Очень плохая девочка (Курсовский) - страница 10


Почему нельзя?..




5


Но, отгоняя свои невольные фантазии прочь, родители Евгения все же не смогли отогнать их совсем, а лишь загнали глубоко внутрь, в самые потаенные отделы своих тел и душ. И уже в момент таинства собственного зачатия Евгений впитал их, и потому еще до рождения стал особенным ребенком.


В раннем детстве ему тоже было разрешено бегать по даче и на пляже голышом, и, принимаясь время от времени разглядывать своих загорелых с ног до головы сверстниц, он вдруг понимал: «Они другие! И не только потому, что у нас с ними разные пиписки, а потому, что они по-другому движутся! По другому думают! По-другому говорят и смеются!..И вообще, они находятся от меня по Другую Сторону!.. Интересно, как это – быть на Другой Стороне?.. Ну, они-то сами, наверное, думают, что они – по Эту Сторону, а на Другой Стороне находимся мы, мальчики!..»


Когда Евгений стал постарше, он любил смотреть на девочек в платьях. Девочки в шортах и брючках интересовали его намного меньше. Особенно ему нравилось, когда летний ветер поднимал девчачьи платьица вверх, открывая всеобщему обозрению попки в красивых трусиках.


При этом Евгений получал замечательное эстетическое удовольствие, и, опять-таки, всегда задумывался: «А как это – носить платье и одни только трусики под ними? И не смущаться, если эти трусики становятся видны окружающим?.. Да, одеть бы хоть раз платье и понять, что это такое – быть одетым как девочка! Или просто - быть девочкой!..»


Несколько раз ему хотелось попросить родителей, чтобы они одели его как девочку, и он уже было подходил к ним с этой просьбой, но, взглянув на их лица, понимал, что никогда не сможет попросить их об этом.

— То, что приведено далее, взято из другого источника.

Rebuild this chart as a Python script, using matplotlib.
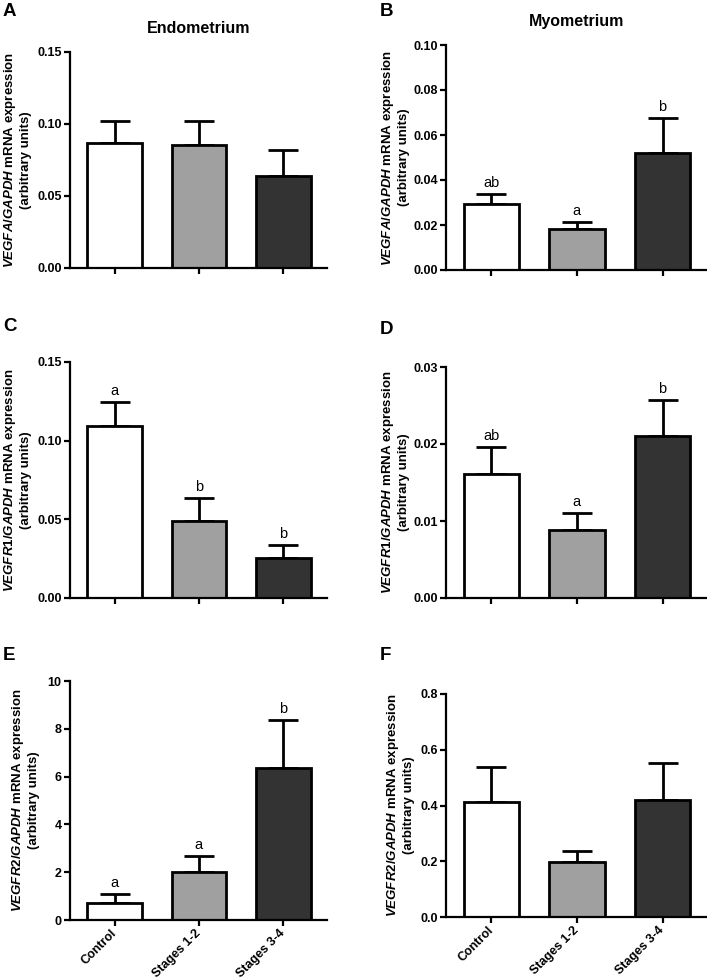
import numpy as np
import matplotlib
matplotlib.use('Agg')
import matplotlib.pyplot as plt
from matplotlib.ticker import FormatStrFormatter, MultipleLocator

plt.rcParams['font.family'] = ['Liberation Sans', 'DejaVu Sans']
plt.rcParams['mathtext.fontset'] = 'custom'
plt.rcParams['mathtext.it'] = 'Liberation Sans:italic:bold'
plt.rcParams['mathtext.rm'] = 'Liberation Sans:bold'

groups = ['Control', 'Stages 1-2', 'Stages 3-4']
bar_colors = ['#ffffff', '#a0a0a0', '#333333']

# mean and SEM
vegfa_endo = [0.0868, 0.0856, 0.0641]
vegfa_endo_sem = [0.0155, 0.0167, 0.0176]
vegfa_myo = [0.0292, 0.0182, 0.0521]
vegfa_myo_sem = [0.0044, 0.0033, 0.0156]
vegfr1_endo = [0.1096, 0.0492, 0.0254]
vegfr1_endo_sem = [0.0148, 0.0146, 0.0084]
vegfr1_myo = [0.0161, 0.00885, 0.0210]
vegfr1_myo_sem = [0.0035, 0.00215, 0.0047]
vegfr2_endo = [0.70, 2.02, 6.36]
vegfr2_endo_sem = [0.39, 0.67, 2.00]
vegfr2_myo = [0.414, 0.196, 0.420]
vegfr2_myo_sem = [0.1245, 0.0416, 0.1316]

letters_b = ['ab', 'a', 'b']
letters_c = ['a', 'b', 'b']
letters_d = ['ab', 'a', 'b']
letters_e = ['a', 'a', 'b']

W, H = 707, 980
fig = plt.figure(figsize=(W / 100, H / 100), dpi=100)


def px_axes(left, right, top, bottom):
    return fig.add_axes([left / W, 1 - bottom / H, (right - left) / W, (bottom - top) / H])


def panel(box, mean, sem, gene, ymax, step, fmt, letters=None, xlabels=False,
          title=None, lab_off=50):
    ax = px_axes(*box)
    x = np.arange(len(mean))
    ax.bar(x, mean, width=0.65, color=bar_colors, edgecolor='black', linewidth=2, zorder=2)
    ax.errorbar(x, mean, yerr=[np.zeros(len(sem)), sem], fmt='none', ecolor='black',
                elinewidth=2, capsize=11, capthick=2, zorder=1)
    ax.set_xlim(-0.53, 2.52)
    ax.set_ylim(0, ymax)
    ax.yaxis.set_major_locator(MultipleLocator(step))
    ax.yaxis.set_major_formatter(FormatStrFormatter(fmt))
    for s in ['top', 'right']:
        ax.spines[s].set_visible(False)
    for s in ['left', 'bottom']:
        ax.spines[s].set_linewidth(1.6)
    ax.tick_params(width=1.6, length=4, labelsize=9, pad=2)
    for t in ax.get_yticklabels():
        t.set_fontweight('bold')
    ax.set_xticks(x)
    if xlabels:
        ax.set_xticklabels(groups, rotation=45, ha='right', va='center',
                           rotation_mode='anchor', fontweight='bold', fontsize=9)
        ax.tick_params(axis='x', pad=4)
    else:
        ax.set_xticklabels([])
    ax.set_ylabel('$\\mathit{' + gene + '/GAPDH}$ mRNA expression\n(arbitrary units)',
                  fontweight='bold', fontsize=9.5, va='center', linespacing=1.25)
    ax.yaxis.set_label_coords(-lab_off / (box[1] - box[0]), 0.5)
    if letters:
        for xi, m, e, l in zip(x, mean, sem, letters):
            ax.annotate(l, (xi, m + e), xytext=(0, 5), textcoords='offset points',
                        ha='center', va='baseline', fontsize=10.5)
    if title:
        ax.set_title(title, fontweight='bold', fontsize=11.5, pad=14)
    return ax


panel((70, 327, 52, 268), vegfa_endo, vegfa_endo_sem, 'VEGFA', 0.15, 0.05, '%.2f',
      title='Endometrium', lab_off=53)
panel((446, 707, 45, 270), vegfa_myo, vegfa_myo_sem, 'VEGFA', 0.10, 0.02, '%.2f',
      letters=letters_b, title='Myometrium', lab_off=51)
panel((70, 327, 362, 598), vegfr1_endo, vegfr1_endo_sem, 'VEGFR1', 0.15, 0.05, '%.2f',
      letters=letters_c, lab_off=53)
panel((446, 707, 367, 598), vegfr1_myo, vegfr1_myo_sem, 'VEGFR1', 0.03, 0.01, '%.2f',
      letters=letters_d, lab_off=51)
panel((70, 327, 681, 920), vegfr2_endo, vegfr2_endo_sem, 'VEGFR2', 10, 2, '%d',
      letters=letters_e, xlabels=True, lab_off=45)
panel((446, 707, 694, 917), vegfr2_myo, vegfr2_myo_sem, 'VEGFR2', 0.8, 0.2, '%.1f',
      xlabels=True, lab_off=46)

for lab, px, py in [('A', 3, 3), ('B', 380, 3), ('C', 3, 318), ('D', 380, 321),
                    ('E', 3, 647), ('F', 380, 647)]:
    fig.text(px / W, 1 - py / H, lab, fontsize=13.5, fontweight='bold', ha='left', va='top')

fig.savefig('out.png', dpi=100)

И еще – ни в раннем детстве, ни позже Евгения никогда не шлепали, не говоря уже о порке. Его родители ухитрились обойтись без этого. Самым страшным наказанием маленького Жени был угол, куда его отправляли размышлять о жизни и о своем месте в ней.


Зато маленький Женя видел однажды, как одна энергичная мама крепко отшлепала на пляже свою пятилетнюю голопопую дочь. Та что-то такое разбила или разлила в силу своей шаловливости, и вскоре, лежа у мамы на коленях, уже голосила на весь пляж, поскольку шлепки были очень даже звонкими, и надо полагать, очень болезненными.


Женя смотрел на это с ужасом. «А если бы меня вот так?..» - думал он, не ощущая никакого удовольствия. Уже тогда он понял, что боль сама по себе, тем более – сильная боль, не может быть связана для него с удовольствием.


И потому, когда он увидел те особенные процедуры, которым, по общему согласию, подвергалась Лиза, это стало для него настоящим откровением, настоящим открытием. Это что-то всколыхнуло, и навсегда изменило в нем, изменив и его фантазии.